Luiz Carlos Merten tem falado muito sobre a necessidade do espectador (ou leitor, ouvinte, etc) ser co-autor do filme. Fazer pontes, criar referências que talvez só sejam válidas para ele próprio, mas que estimulam o raciocínio e apuram o olhar. Desde que vi O Novo Mundo, de Terrence Malick, não consigo deixar de associá-lo com Henry James, escritor norte-americano do século XIX. Ele passou seus últimos anos na Inglaterra, e, na fase final de livros gigantescos, criou prosa muito peculiar. Escrevia grande volume de texto para acontecimentos mínimos. Passava à margem de eventos, pulava os fatos mais importantes da trama, somente para insinuar o invisível. Nesta página, Paulo Francis, provavelmente inspirado por Thomas Hardy, fala da fúria escondida em monossílabos, subentendidos e entrelinhas.

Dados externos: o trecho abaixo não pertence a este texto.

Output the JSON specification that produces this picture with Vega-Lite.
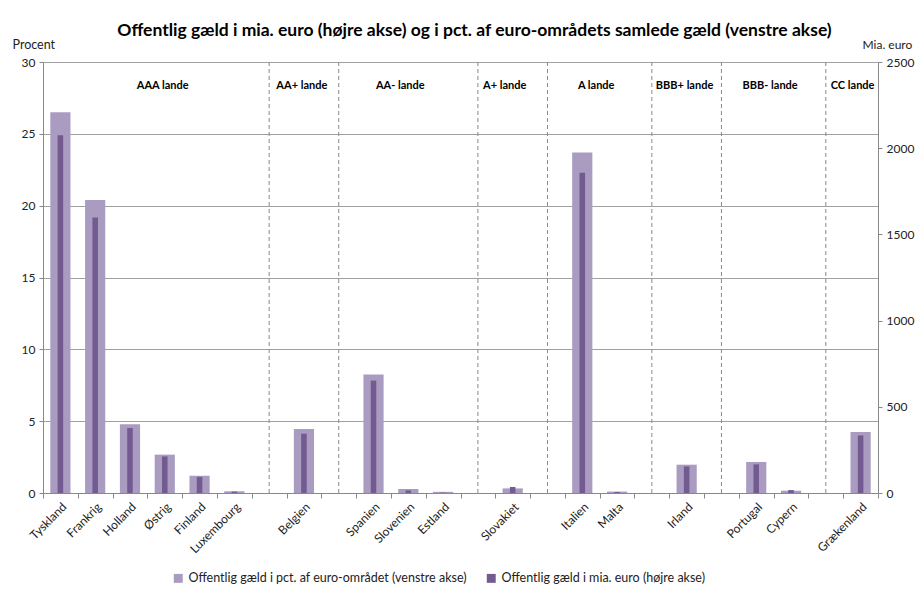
{
  "$schema": "https://vega.github.io/schema/vega-lite/v6.json",
  "width": 835,
  "height": 431,
  "padding": {"left": 12, "top": 22, "right": 10, "bottom": 5},
  "background": "white",
  "config": {
    "font": "Lato",
    "view": {"stroke": null},
    "axis": {"labelColor": "#222", "titleColor": "#222", "titleFontWeight": "normal", "domainColor": "#888", "tickColor": "#888", "gridColor": "#a0a0a0"}
  },
  "title": {
    "text": "Offentlig gæld i mia. euro (højre akse) og i pct. af euro-områdets samlede gæld (venstre akse)",
    "fontSize": 17.5,
    "fontWeight": "bold",
    "color": "#000",
    "anchor": "middle",
    "offset": -1.5,
    "dx": 14
  },
  "datasets": {
    "lande": [
      {"land": "Tyskland", "pct": 26.5, "mia": 2075},
      {"land": "Frankrig", "pct": 20.4, "mia": 1598},
      {"land": "Holland", "pct": 4.78, "mia": 377},
      {"land": "Østrig", "pct": 2.67, "mia": 212},
      {"land": "Finland", "pct": 1.2, "mia": 93},
      {"land": "Luxembourg", "pct": 0.12, "mia": 8},
      {"land": "Belgien", "pct": 4.46, "mia": 344},
      {"land": "Spanien", "pct": 8.24, "mia": 652},
      {"land": "Slovenien", "pct": 0.28, "mia": 15},
      {"land": "Estland", "pct": 0.08, "mia": 2},
      {"land": "Slovakiet", "pct": 0.32, "mia": 35},
      {"land": "Italien", "pct": 23.7, "mia": 1857},
      {"land": "Malta", "pct": 0.1, "mia": 6},
      {"land": "Irland", "pct": 1.97, "mia": 154},
      {"land": "Portugal", "pct": 2.16, "mia": 166},
      {"land": "Cypern", "pct": 0.16, "mia": 17},
      {"land": "Grækenland", "pct": 4.25, "mia": 334}
    ],
    "skel": [
      {"land": " "}, {"land": "  "}, {"land": "   "}, {"land": "    "},
      {"land": "     "}, {"land": "      "}, {"land": "       "}
    ],
    "grupper": [
      {"gruppe": "AAA lande", "land": "Østrig"},
      {"gruppe": "AA+ lande", "land": "Belgien"},
      {"gruppe": "AA- lande", "land": "Slovenien"},
      {"gruppe": "A+ lande", "land": "Slovakiet"},
      {"gruppe": "A lande", "land": "Italien"},
      {"gruppe": "BBB+ lande", "land": "Irland"},
      {"gruppe": "BBB- lande", "land": "Portugal"},
      {"gruppe": "CC lande", "land": "Grækenland"}
    ]
  },
  "layer": [
    {
      "layer": [
        {
          "data": {"name": "lande"},
          "mark": {"type": "bar", "width": {"band": 0.58}},
          "encoding": {
            "x": {
              "field": "land",
              "type": "nominal",
              "scale": {
                "domain": ["Tyskland", "Frankrig", "Holland", "Østrig", "Finland", "Luxembourg", " ", "Belgien", "  ", "Spanien", "Slovenien", "Estland", "   ", "Slovakiet", "    ", "Italien", "Malta", "     ", "Irland", "      ", "Portugal", "Cypern", "       ", "Grækenland"],
                "paddingInner": 0,
                "paddingOuter": 0
              },
              "axis": {
                "title": null,
                "labelAngle": -45,
                "labelFontSize": 12,
                "labelPadding": 3,
                "tickBand": "extent",
                "tickSize": 5
              }
            },
            "y": {
              "field": "pct",
              "type": "quantitative",
              "scale": {"domain": [0, 30], "nice": false},
              "axis": {
                "title": "Procent",
                "values": [0, 5, 10, 15, 20, 25, 30],
                "grid": true,
                "labelFontSize": 12,
                "tickSize": 4,
                "labelPadding": 4,
                "titleAngle": 0,
                "titleAlign": "left",
                "titleBaseline": "middle",
                "titleX": -31,
                "titleY": -18,
                "titleFontSize": 12.5
              }
            },
            "color": {
              "datum": "Offentlig gæld i pct. af euro-området (venstre akse)",
              "type": "nominal",
              "scale": {
                "domain": ["Offentlig gæld i pct. af euro-området (venstre akse)", "Offentlig gæld i mia. euro (højre akse)"],
                "range": ["#a99cc0", "#735b92"]
              },
              "legend": {
                "title": null,
                "orient": "none",
                "direction": "horizontal",
                "legendX": 129,
                "legendY": 510,
                "symbolType": "square",
                "symbolSize": 80,
                "symbolStrokeWidth": 0,
                "labelFontSize": 12.5,
                "labelColor": "#222",
                "labelLimit": 500,
                "columnPadding": 18
              }
            }
          }
        },
        {
          "data": {"name": "skel"},
          "mark": {"type": "rule", "color": "#888", "strokeDash": [4, 3], "strokeWidth": 1},
          "encoding": {
            "x": {"field": "land", "type": "nominal"}
          }
        },
        {
          "data": {"name": "grupper"},
          "transform": [{"filter": {"field": "gruppe", "oneOf": ["AA- lande", "A+ lande", "CC lande"]}}],
          "mark": {"type": "text", "fontWeight": "bold", "fontSize": 11, "color": "#000", "baseline": "middle"},
          "encoding": {
            "x": {"field": "land", "type": "nominal", "bandPosition": 0.27},
            "y": {"datum": 28.3, "type": "quantitative"},
            "text": {"field": "gruppe"}
          }
        },
        {
          "data": {"name": "grupper"},
          "transform": [{"filter": {"field": "gruppe", "oneOf": ["AAA lande", "AA+ lande", "BBB+ lande"]}}],
          "mark": {"type": "text", "fontWeight": "bold", "fontSize": 11, "color": "#000", "baseline": "middle"},
          "encoding": {
            "x": {"field": "land", "type": "nominal", "bandPosition": 0.44},
            "y": {"datum": 28.3, "type": "quantitative"},
            "text": {"field": "gruppe"}
          }
        },
        {
          "data": {"name": "grupper"},
          "transform": [{"filter": {"field": "gruppe", "oneOf": ["A lande", "BBB- lande"]}}],
          "mark": {"type": "text", "fontWeight": "bold", "fontSize": 11, "color": "#000", "baseline": "middle"},
          "encoding": {
            "x": {"field": "land", "type": "nominal", "bandPosition": 0.9},
            "y": {"datum": 28.3, "type": "quantitative"},
            "text": {"field": "gruppe"}
          }
        }
      ]
    },
    {
      "data": {"name": "lande"},
      "mark": {"type": "bar", "width": {"band": 0.16}},
      "encoding": {
        "x": {"field": "land", "type": "nominal"},
        "y": {
          "field": "mia",
          "type": "quantitative",
          "scale": {"domain": [0, 2500], "nice": false},
          "axis": {
            "orient": "right",
            "title": "Mia. euro",
            "values": [0, 500, 1000, 1500, 2000, 2500],
            "format": "d",
            "grid": false,
            "labelFontSize": 12,
            "tickSize": 4,
            "labelPadding": 4,
            "titleAngle": 0,
            "titleAlign": "left",
            "titleBaseline": "middle",
            "titleX": -16,
            "titleY": -18,
            "titleFontSize": 12
          }
        },
        "color": {"datum": "Offentlig gæld i mia. euro (højre akse)", "type": "nominal"}
      }
    }
  ],
  "resolve": {"scale": {"y": "independent"}}
}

Chego ao filme de Malick, a princípio, pela narrativa. Abstraindo as diferenças entre cinema e literatura, O Novo Mundo apresenta a mesma desarticulação linear, pela montagem. Não se trata de confundir a historinha de maneira formalista, mas de conseguir provocar o máximo de sentimento com o máximo de economia, sem escrever/filmar menos. Quase tudo da última fase de James tem mais de 500 páginas; O Novo Mundo tem 135 minutos, e, se não fosse o corte do estúdio, teria quase três horas.
No filme, o romance entre a nativa Pocahontas e o britânico Capitão Smith (cenário: início da colonização inglesa nos Estados Unidos) existe praticamente sem diálogo, no idílio e no abandono. Quando há o reencontro, a comunicação acontece sem a intervenção inútil da palavra. O ponto alto desta sensação jamesiana é o relacionamento de Pocahontas com John Rolfe, o marido que a acolhe depois da volta de Smith para a Europa. Eles convivem carinhosamente com o fantasma de outro amor fracassado, em silêncio, amparados pelo carinho que sentem um pelo outro.

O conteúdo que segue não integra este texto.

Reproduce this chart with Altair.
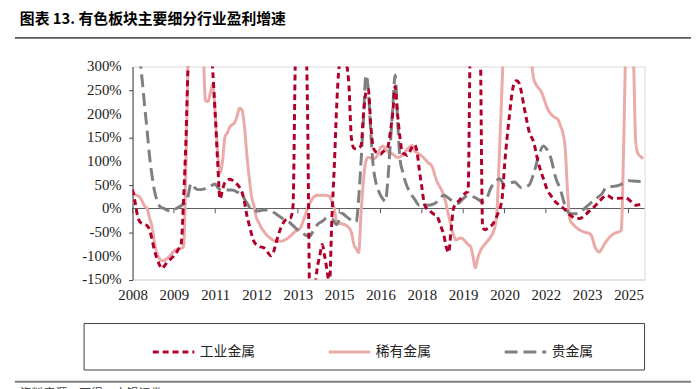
import altair as alt
import pandas as pd

# ---------------- data ----------------
title_text = "图表 13. 有色板块主要细分行业盈利增速"
source_text = "资料来源：万得，中银证券"
series_names = ["工业金属", "稀有金属", "贵金属"]
series_colors = ["#B0002A", "#EBAAA8", "#7F7F7F"]
series_dash = [[6, 4], [1, 0], [13, 6]]
y_ticks = [-150, -100, -50, 0, 50, 100, 150, 200, 250, 300]
start_year, start_month = 2008, 3           # month index 0 = 2008-03
x_tick_months = [0, 17, 34, 51, 68, 85, 102, 119, 136, 153, 170, 187, 204]

# 工业金属 (months since 2008-03, growth %)
ind_m = [0, 1, 2, 3, 5, 6, 7, 8, 9, 10, 11, 12, 13, 14, 15, 16, 17, 18, 19, 20,
         21, 22, 23, 24, 26, 28, 30, 32, 33, 34, 35, 36, 37, 38, 40, 42, 44, 45, 46, 47,
         48, 49, 50, 52, 54, 55, 57, 58, 59, 61, 63, 65, 66, 67, 68, 70, 71, 72, 73, 74,
         75, 76, 77, 78, 79, 80, 81, 82, 83, 84, 85, 86, 87, 88, 89, 90, 91, 92, 93, 94,
         95, 96, 97, 98, 99, 100, 101, 102, 103, 104, 105, 106, 107, 108, 109, 110, 111, 112, 113, 114,
         115, 116, 117, 118, 119, 120, 121, 122, 123, 124, 125, 126, 127, 128, 129, 130, 131, 132, 133, 134,
         135, 136, 137, 138, 139, 140, 142, 143, 144, 145, 146, 147, 148, 149, 150, 152, 153, 155, 156, 157,
         158, 159, 160, 161, 162, 163, 165, 167, 169, 171, 172, 174, 176, 178, 180, 182, 184, 186, 188, 190,
         192, 195, 198, 201, 203, 205, 207, 209, 210]
ind_v = [40, 15, -14, -28, -34, -36, -45, -65, -88, -105, -118, -127, -122, -115, -110, -105, -100, -93, -85, -75,
         20, 150, 330, 430, 500, 520, 480, 360, 290, 200, 100, 20, 40, 55, 62, 56, 45, 35, 15, -14,
         -35, -55, -70, -80, -83, -88, -100, -92, -73, -41, -24, -20, 5, 330, 480, 480, 430, 200, -220, -230,
         -170, -125, -100, -76, -100, -130, -160, -20, 90, 220, 300, 315, 315, 305, 260, 150, 128, 126, 128, 133,
         200, 245, 252, 175, 130, 120, 118, 115, 120, 124, 130, 160, 200, 258, 200, 150, 118, 115, 112, 120,
         130, 135, 120, 80, 45, 10, 0, -3, -8, -12, -14, -25, -40, -55, -80, -93, -48, 0, 10, 15,
         21, 28, 33, 36, 400, 550, 550, 380, -40, -45, -42, -38, -34, -25, -14, 21, 90, 195, 240, 265,
         270, 265, 245, 216, 190, 165, 140, 95, 63, 35, 28, 14, 6, -3, -14, -20, -21, -14, -5, 4,
         15, 28, 21, 22, 22, 15, 7, 9, 11]

# 稀有金属
rare_m = [0, 1, 3, 4, 5, 6, 7, 8, 9, 10, 11, 12, 13, 14, 15, 16, 17, 18, 19, 20,
          21, 22, 23, 24, 26, 28, 29, 30, 31, 32, 33, 34, 35, 36, 37, 38, 39, 40, 42, 43,
          44, 45, 46, 47, 48, 49, 50, 51, 52, 53, 54, 55, 56, 57, 59, 61, 64, 67, 69, 71,
          72, 74, 76, 79, 81, 82, 83, 84, 86, 88, 90, 91, 92, 93, 94, 95, 96, 97, 99, 101,
          102, 103, 104, 105, 107, 109, 111, 113, 114, 115, 116, 118, 120, 122, 123, 125, 127, 128, 130, 132,
          133, 135, 137, 138, 139, 140, 141, 142, 143, 145, 147, 149, 150, 151, 152, 153, 155, 158, 161, 163,
          164, 165, 166, 168, 171, 173, 175, 176, 177, 178, 179, 180, 181, 183, 186, 188, 189, 190, 191, 192,
          193, 194, 196, 198, 200, 201, 202, 203, 205, 206, 207, 208, 209, 210]
rare_v = [35, 30, 24, 15, 5, 0, -20, -38, -70, -94, -105, -110, -110, -106, -102, -96, -90, -87, -85, -84,
          -80, 100, 350, 450, 500, 450, 350, 228, 226, 245, 262, 200, 120, 76, 100, 150, 160, 172, 182, 195,
          212, 208, 175, 115, 65, 25, 5, -20, -30, -41, -48, -55, -60, -64, -69, -69, -62, -48, -41, -14,
          0, 21, 28, 28, 26, 14, 0, -30, -32, -36, -50, -75, -85, -93, -10, 60, 100, 108, 105, 115,
          129, 132, 126, 120, 115, 108, 112, 125, 130, 133, 122, 115, 106, 95, 91, 60, 40, 28, -14, -55,
          -66, -62, -70, -76, -80, -100, -125, -105, -90, -75, -62, -40, 5, 130, 260, 400, 550, 600, 550, 420,
          320, 275, 262, 248, 208, 195, 188, 175, 160, 125, 30, -25, -32, -42, -50, -53, -60, -78, -88, -92,
          -85, -76, -62, -53, -49, -46, 130, 360, 450, 330, 140, 115, 110, 105]

# 贵金属
prec_m = [0, 1, 2, 3, 4, 5, 6, 7, 8, 9, 10, 11, 12, 13, 14, 15, 16, 17, 18, 19,
          20, 21, 22, 23, 24, 25, 26, 27, 28, 29, 30, 31, 32, 33, 34, 35, 36, 37, 39, 41,
          43, 45, 47, 49, 50, 52, 54, 56, 58, 60, 62, 64, 66, 68, 70, 72, 73, 74, 76, 78,
          80, 82, 84, 86, 88, 90, 92, 93, 94, 95, 96, 97, 98, 99, 100, 101, 102, 103, 104, 105,
          106, 107, 108, 109, 110, 111, 112, 114, 116, 118, 121, 124, 126, 128, 131, 134, 136, 138, 140, 142,
          144, 146, 147, 149, 151, 153, 155, 157, 160, 163, 165, 167, 169, 170, 172, 174, 176, 178, 180, 183,
          185, 187, 189, 191, 193, 195, 198, 200, 202, 204, 206, 209]
prec_v = [600, 500, 400, 320, 270, 215, 165, 110, 70, 38, 18, 6, 2, 0, -3, -5, -6, -3, 0, 3,
          6, 10, 13, 30, 53, 48, 42, 40, 40, 41, 42, 45, 47, 50, 52, 45, 40, 39, 39, 39,
          35, 28, 12, -3, -5, -5, -3, -3, -8, -15, -22, -27, -36, -45, -52, -58, -58, -50, -34, -27,
          -20, -22, -34, -10, -17, -25, -28, 20, 100, 190, 282, 250, 160, 90, 57, 40, 28, 20, 15, 60,
          133, 210, 282, 190, 105, 80, 60, 35, 20, 7, 7, 10, 18, 28, 18, 11, 21, 28, 25, 20,
          14, 25, 39, 55, 63, 49, 53, 56, 44, 49, 74, 110, 132, 128, 108, 66, 40, 5, -11, -11,
          -4, 5, 14, 22, 31, 45, 47, 49, 54, 59, 58, 57]


def month_label(i):
    t = (start_month - 1) + i
    return f"{start_year + t // 12}-{t % 12 + 1:02d}"


rows = []
for name, ms, vs in zip(series_names, [ind_m, rare_m, prec_m], [ind_v, rare_v, prec_v]):
    for m, v in zip(ms, vs):
        rows.append({"series": name, "t": m, "month": month_label(m), "v": v})
df = pd.DataFrame(rows)

# ---------------- chart ----------------
W, H = 518, 215.5
x_scale = alt.Scale(domain=[0, 210.6], nice=False, zero=False)
y_scale = alt.Scale(domain=[-150, 300], nice=False, zero=False)

legend_cfg = alt.Legend(
    title=None, orient="none", legendX=19, legendY=266, direction="horizontal",
    symbolType="stroke", symbolSize=1764, symbolStrokeWidth=3,
    labelFont="Noto Sans CJK SC", labelFontSize=14, labelColor="#222222",
    labelOffset=4, columnPadding=68, padding=0,
)

color_enc = alt.Color("series:N", scale=alt.Scale(domain=series_names, range=series_colors), legend=legend_cfg)
dash_enc = alt.StrokeDash("series:N", scale=alt.Scale(domain=series_names, range=series_dash), legend=legend_cfg)

x_axis = alt.Axis(values=x_tick_months, labelExpr="floor(2008 + (2 + datum.value) / 12)",
                  ticks=False, domainColor="#D9D9D9", domainWidth=1, labelFont="Liberation Serif",
                  labelFontSize=15, labelColor="#1a1a1a", labelPadding=8, grid=False, title=None,
                  labelFlush=False, labelOverlap=False)
y_axis = alt.Axis(values=y_ticks, labels=False, domainColor="#404040",
                  tickColor="#404040", tickSize=4, grid=False, title=None)

X = alt.X("t:Q", scale=x_scale, axis=x_axis)
Y = alt.Y("v:Q", scale=y_scale, axis=y_axis)

one = pd.DataFrame({"a": [0]})

zero_rule = alt.Chart(pd.DataFrame({"v": [0]})).mark_rule(color="#595959", strokeWidth=1).encode(y=Y)
zero_ticks = alt.Chart(pd.DataFrame({"t": x_tick_months})).mark_rule(color="#595959", strokeWidth=1).encode(
    x=X, y=alt.datum(0), y2=alt.datum(-10),
)
y_labels = alt.Chart(pd.DataFrame({"v": y_ticks})).transform_calculate(
    lab="datum.v + '%'"
).mark_text(align="right", baseline="middle", font="Liberation Serif", fontSize=15, color="#1a1a1a").encode(
    y=Y, x=alt.value(-11), text="lab:N"
)

base = alt.Chart(df).mark_line(clip=True, strokeWidth=3, interpolate="monotone").encode(
    x=X, y=Y, color=color_enc, strokeDash=dash_enc,
)
pink = base.transform_filter(alt.datum.series == "稀有金属")
gray = base.transform_filter(alt.datum.series == "贵金属")
red = base.transform_filter(alt.datum.series == "工业金属")

title = alt.Chart(one).mark_text(align="left", baseline="middle", font="Noto Sans CJK SC",
                                 fontWeight="bold", fontSize=15, color="#000000").encode(
    x=alt.value(-114), y=alt.value(-48), text=alt.value(title_text))
title_line = alt.Chart(one).mark_rule(color="#595959", strokeWidth=2).encode(
    x=alt.value(-119), x2=alt.value(565), y=alt.value(-29))
legend_box = alt.Chart(one).mark_rect(fillOpacity=0, stroke="#404040", strokeWidth=1).encode(
    x=alt.value(-49), x2=alt.value(518), y=alt.value(260), y2=alt.value(307))
bottom_line = alt.Chart(one).mark_rule(color="#7F7F7F", strokeWidth=2).encode(
    x=alt.value(-119), x2=alt.value(565), y=alt.value(319))
source = alt.Chart(one).mark_text(align="left", baseline="top", font="Noto Sans CJK SC",
                                  fontSize=12, color="#404040").encode(
    x=alt.value(-114), y=alt.value(325), text=alt.value(source_text))

chart = alt.layer(
    zero_rule, zero_ticks, y_labels, pink, gray, red, title, title_line, legend_box, bottom_line, source
).properties(
    width=W, height=H,
    autosize=alt.AutoSizeParams(type="none"),
    padding={"left": 126, "top": 57, "right": 47, "bottom": 108},
).configure_view(stroke="#D9D9D9")

chart.save("out.html", embed_options={"renderer": "svg", "actions": False})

Pensei que a comparação ficava nisso, mas o tipo de conflito mostrado aqui, de amor, inocência e dever social no século XVII, é muito parecido com o que se vê em livros como Retrato de Uma Senhora ou A Taça de Ouro, 200 anos depois. Nestes romances, americanos ingênuos são manipulados amorosamente por ingleses inteligentes ou compatriotas escolados. A relação, claro, passa longe do maniqueísmo, porque algozes são sempre suscetíveis a paixões mortais, e vítimas tomam o controle da situação, revelando inteligência insuspeita. Mesmo fazendo mal aos outros, ninguém é ruim – e todo mundo perde, discretamente. James, cosmopolita e quase apátrida, é cínico; Malick, “americanamente”, limpa essa perfídia relativa, mas os incidentes internacionais ainda estão lá. O final é perfeito: o amor enterrado para sempre a partir de um acordo calado.
Dias de Paraíso, de 78, também reforça minha viagem. Apesar do cenário Faulkner, a trama é idêntica à de Asas da Pomba. No romance, Kate Croy e Merton Desher precisam de dinheiro para ficarem juntos. Kate aproxima o amante de uma ricaça americana em fase terminal, para que ele possa herdar sua fortuna. No filme, Bill (Richard Gere) aproveita a paixão de um fazendeiro por sua namorada Abby, e planeja um golpe arriscado. No livro e no cinema, o mesmo paradoxo: o understatement excessivo e arrebatador.
Vejam, leiam. Se não concordarem, ao menos terão visto/lido coisas inesquecíveis.